GIVEN INSTRUCTION » Word for word, copy all the data and drop the pictures.

□ □ □ □ □ □ □

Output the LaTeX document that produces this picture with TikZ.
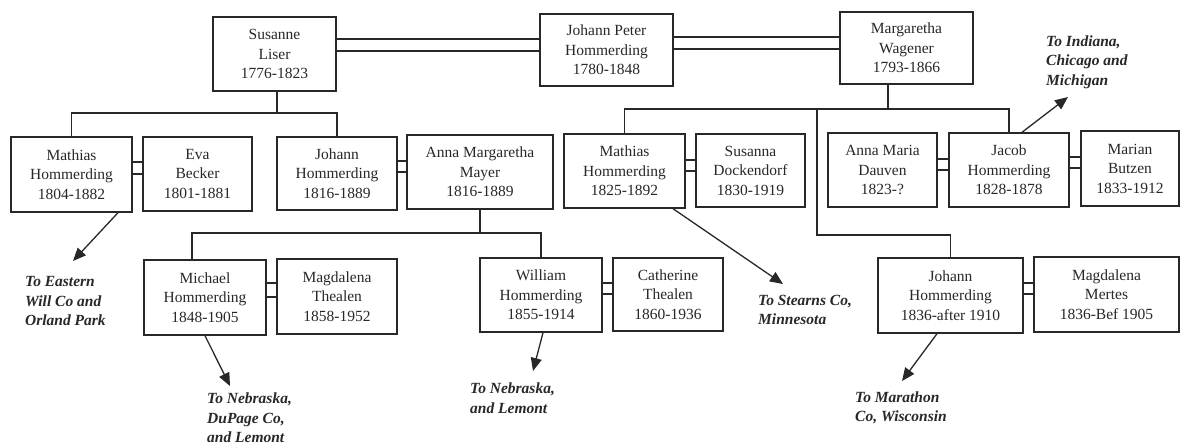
\documentclass[tikz,border=0pt]{standalone}
\usepackage{fontspec}
\setmainfont{Liberation Serif}
\usetikzlibrary{arrows.meta}
\definecolor{ink}{RGB}{40,40,40}
\tikzset{
  pbox/.style={draw=ink, line width=1.4pt, text=ink, align=center, inner sep=0pt,
    font=\fontsize{15.5}{19.5}\selectfont},
  link/.style={draw=ink, line width=1.2pt},
  arr/.style={draw=ink, line width=1.3pt, -{Triangle[length=13pt,width=11pt]}},
  dest/.style={text=ink, align=left, anchor=west, inner sep=0pt,
    font=\fontsize{15.5}{19.5}\selectfont\bfseries\itshape}
}
\begin{document}
\begin{tikzpicture}[x=1pt,y=-1pt]
\useasboundingbox[fill=white] (0,0) rectangle (1184,446);
% generation 1
\node[pbox, minimum width=123, minimum height=74] (S) at (274.5,54) {Susanne\\Liser\\1776-1823};
\node[pbox, minimum width=133, minimum height=72] (JP) at (606.5,50) {Johann Peter\\Hommerding\\1780-1848};
\node[pbox, minimum width=133, minimum height=72] (MW) at (906.5,48) {Margaretha\\Wagener\\1793-1866};
% generation 2
\node[pbox, minimum width=121, minimum height=75] (M04) at (71.5,174.5) {Mathias\\Hommerding\\1804-1882};
\node[pbox, minimum width=109, minimum height=74] (EB) at (197.5,174) {Eva\\Becker\\1801-1881};
\node[pbox, minimum width=120, minimum height=73] (J16) at (337,173.5) {Johann\\Hommerding\\1816-1889};
\node[pbox, minimum width=146, minimum height=74] (AMM) at (480,172) {Anna Margaretha\\Mayer\\1816-1889};
\node[pbox, minimum width=121, minimum height=74] (M25) at (624.5,171) {Mathias\\Hommerding\\1825-1892};
\node[pbox, minimum width=109, minimum height=73] (SD) at (750.5,170.5) {Susanna\\Dockendorf\\1830-1919};
\node[pbox, minimum width=109, minimum height=74] (AMD) at (882.5,170) {Anna Maria\\Dauven\\1823-?};
\node[pbox, minimum width=120, minimum height=74] (JH) at (1009,170) {Jacob\\Hommerding\\1828-1878};
\node[pbox, minimum width=98, minimum height=75] (MB) at (1130,168.5) {Marian\\Butzen\\1833-1912};
% generation 3
\node[pbox, minimum width=122, minimum height=75] (MH) at (205,297.5) {Michael\\Hommerding\\1848-1905};
\node[pbox, minimum width=120, minimum height=75] (MT) at (337,296.5) {Magdalena\\Thealen\\1858-1952};
\node[pbox, minimum width=122, minimum height=74] (WH) at (541,295) {William\\Hommerding\\1855-1914};
\node[pbox, minimum width=110, minimum height=73] (CT) at (668,294.5) {Catherine\\Thealen\\1860-1936};
\node[pbox, minimum width=145, minimum height=75] (J36) at (950.5,295.5) {Johann\\Hommerding\\1836-after 1910};
\node[pbox, minimum width=145, minimum height=75] (MM) at (1106.5,294.5) {Magdalena\\Mertes\\1836-Bef 1905};
% marriage double lines
\foreach \a/\b/\ya/\yb in {S/JP/39/51, JP/MW/37/49, M04/EB/162/174, J16/AMM/161/172,
  M25/SD/160/171, AMD/JH/159/170, JH/MB/157/168, MH/MT/283/297, WH/CT/283/294, J36/MM/283/294}{
  \draw[link] (\a.east |- 0,\ya) -- (\b.west |- 0,\ya);
  \draw[link] (\a.east |- 0,\yb) -- (\b.west |- 0,\yb);
}
% descent lines
\draw[link] ([xshift=2.5]S.south) -- ([xshift=2.5]S.south |- 0,113);
\draw[link] (M04.north) -- (M04.north |- 0,113) -- (J16.north |- 0,113) -- (J16.north);
\draw[link] ([xshift=-18.5]MW.south) -- ([xshift=-18.5]MW.south |- 0,109);
\draw[link] (M25.north) -- (M25.north |- 0,109) -- (JH.north |- 0,109) -- (JH.north);
\coordinate (br) at (817,109);
\draw[link] (br) -- (br |- 0,235) -- (J36.north |- 0,235) -- (J36.north);
\draw[link] (AMM.south) -- (AMM.south |- 0,233);
\draw[link] ([xshift=-13]MH.north) -- ([xshift=-13]MH.north |- 0,233) -- (WH.north |- 0,233) -- (WH.north);
% migration arrows
\coordinate (tE) at (73,261);
\coordinate (tN1) at (230,386);
\coordinate (tN2) at (533,371);
\coordinate (tS) at (783,284);
\coordinate (tM) at (902,381);
\coordinate (tI) at (1068,97);
\draw[arr] ([xshift=46.5]M04.south) -- (tE);
\draw[arr] (MH.south) -- (tN1);
\draw[arr] ([xshift=2]WH.south) -- (tN2);
\draw[arr] ([xshift=48.5]M25.south) -- (tS);
\draw[arr] ([xshift=-13.5]J36.south) -- (tM);
\draw[arr] ([xshift=13]JH.north) -- (tI);
% destination labels
\node[dest] (dE) at (25,301.5) {To Eastern\\Will Co and\\Orland Park};
\node[dest] (dN1) at (207,418) {To Nebraska,\\DuPage Co,\\and Lemont};
\node[dest] (dN2) at (470,398) {To Nebraska,\\and Lemont};
\node[dest] (dS) at (758,310) {To Stearns Co,\\Minnesota};
\node[dest] (dM) at (855,408) {To Marathon\\Co, Wisconsin};
\node[dest] (dI) at (1046,62) {To Indiana,\\Chicago and\\Michigan};
\end{tikzpicture}
\end{document}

□ □ □ □ □ □ □

FULL RESPONSE »
Output the LaTeX document that produces this picture with TikZ.
\documentclass[tikz,border=0pt]{standalone}
\usepackage{fontspec}
\setmainfont{Liberation Serif}
\usetikzlibrary{arrows.meta}
\definecolor{ink}{RGB}{40,40,40}
\tikzset{
  pbox/.style={draw=ink, line width=1.4pt, text=ink, align=center, inner sep=0pt,
    font=\fontsize{15.5}{19.5}\selectfont},
  link/.style={draw=ink, line width=1.2pt},
  arr/.style={draw=ink, line width=1.3pt, -{Triangle[length=13pt,width=11pt]}},
  dest/.style={text=ink, align=left, anchor=west, inner sep=0pt,
    font=\fontsize{15.5}{19.5}\selectfont\bfseries\itshape}
}
\begin{document}
\begin{tikzpicture}[x=1pt,y=-1pt]
\useasboundingbox[fill=white] (0,0) rectangle (1184,446);
% generation 1
\node[pbox, minimum width=123, minimum height=74] (S) at (274.5,54) {Susanne\\Liser\\1776-1823};
\node[pbox, minimum width=133, minimum height=72] (JP) at (606.5,50) {Johann Peter\\Hommerding\\1780-1848};
\node[pbox, minimum width=133, minimum height=72] (MW) at (906.5,48) {Margaretha\\Wagener\\1793-1866};
% generation 2
\node[pbox, minimum width=121, minimum height=75] (M04) at (71.5,174.5) {Mathias\\Hommerding\\1804-1882};
\node[pbox, minimum width=109, minimum height=74] (EB) at (197.5,174) {Eva\\Becker\\1801-1881};
\node[pbox, minimum width=120, minimum height=73] (J16) at (337,173.5) {Johann\\Hommerding\\1816-1889};
\node[pbox, minimum width=146, minimum height=74] (AMM) at (480,172) {Anna Margaretha\\Mayer\\1816-1889};
\node[pbox, minimum width=121, minimum height=74] (M25) at (624.5,171) {Mathias\\Hommerding\\1825-1892};
\node[pbox, minimum width=109, minimum height=73] (SD) at (750.5,170.5) {Susanna\\Dockendorf\\1830-1919};
\node[pbox, minimum width=109, minimum height=74] (AMD) at (882.5,170) {Anna Maria\\Dauven\\1823-?};
\node[pbox, minimum width=120, minimum height=74] (JH) at (1009,170) {Jacob\\Hommerding\\1828-1878};
\node[pbox, minimum width=98, minimum height=75] (MB) at (1130,168.5) {Marian\\Butzen\\1833-1912};
% generation 3
\node[pbox, minimum width=122, minimum height=75] (MH) at (205,297.5) {Michael\\Hommerding\\1848-1905};
\node[pbox, minimum width=120, minimum height=75] (MT) at (337,296.5) {Magdalena\\Thealen\\1858-1952};
\node[pbox, minimum width=122, minimum height=74] (WH) at (541,295) {William\\Hommerding\\1855-1914};
\node[pbox, minimum width=110, minimum height=73] (CT) at (668,294.5) {Catherine\\Thealen\\1860-1936};
\node[pbox, minimum width=145, minimum height=75] (J36) at (950.5,295.5) {Johann\\Hommerding\\1836-after 1910};
\node[pbox, minimum width=145, minimum height=75] (MM) at (1106.5,294.5) {Magdalena\\Mertes\\1836-Bef 1905};
% marriage double lines
\foreach \a/\b/\ya/\yb in {S/JP/39/51, JP/MW/37/49, M04/EB/162/174, J16/AMM/161/172,
  M25/SD/160/171, AMD/JH/159/170, JH/MB/157/168, MH/MT/283/297, WH/CT/283/294, J36/MM/283/294}{
  \draw[link] (\a.east |- 0,\ya) -- (\b.west |- 0,\ya);
  \draw[link] (\a.east |- 0,\yb) -- (\b.west |- 0,\yb);
}
% descent lines
\draw[link] ([xshift=2.5]S.south) -- ([xshift=2.5]S.south |- 0,113);
\draw[link] (M04.north) -- (M04.north |- 0,113) -- (J16.north |- 0,113) -- (J16.north);
\draw[link] ([xshift=-18.5]MW.south) -- ([xshift=-18.5]MW.south |- 0,109);
\draw[link] (M25.north) -- (M25.north |- 0,109) -- (JH.north |- 0,109) -- (JH.north);
\coordinate (br) at (817,109);
\draw[link] (br) -- (br |- 0,235) -- (J36.north |- 0,235) -- (J36.north);
\draw[link] (AMM.south) -- (AMM.south |- 0,233);
\draw[link] ([xshift=-13]MH.north) -- ([xshift=-13]MH.north |- 0,233) -- (WH.north |- 0,233) -- (WH.north);
% migration arrows
\coordinate (tE) at (73,261);
\coordinate (tN1) at (230,386);
\coordinate (tN2) at (533,371);
\coordinate (tS) at (783,284);
\coordinate (tM) at (902,381);
\coordinate (tI) at (1068,97);
\draw[arr] ([xshift=46.5]M04.south) -- (tE);
\draw[arr] (MH.south) -- (tN1);
\draw[arr] ([xshift=2]WH.south) -- (tN2);
\draw[arr] ([xshift=48.5]M25.south) -- (tS);
\draw[arr] ([xshift=-13.5]J36.south) -- (tM);
\draw[arr] ([xshift=13]JH.north) -- (tI);
% destination labels
\node[dest] (dE) at (25,301.5) {To Eastern\\Will Co and\\Orland Park};
\node[dest] (dN1) at (207,418) {To Nebraska,\\DuPage Co,\\and Lemont};
\node[dest] (dN2) at (470,398) {To Nebraska,\\and Lemont};
\node[dest] (dS) at (758,310) {To Stearns Co,\\Minnesota};
\node[dest] (dM) at (855,408) {To Marathon\\Co, Wisconsin};
\node[dest] (dI) at (1046,62) {To Indiana,\\Chicago and\\Michigan};
\end{tikzpicture}
\end{document}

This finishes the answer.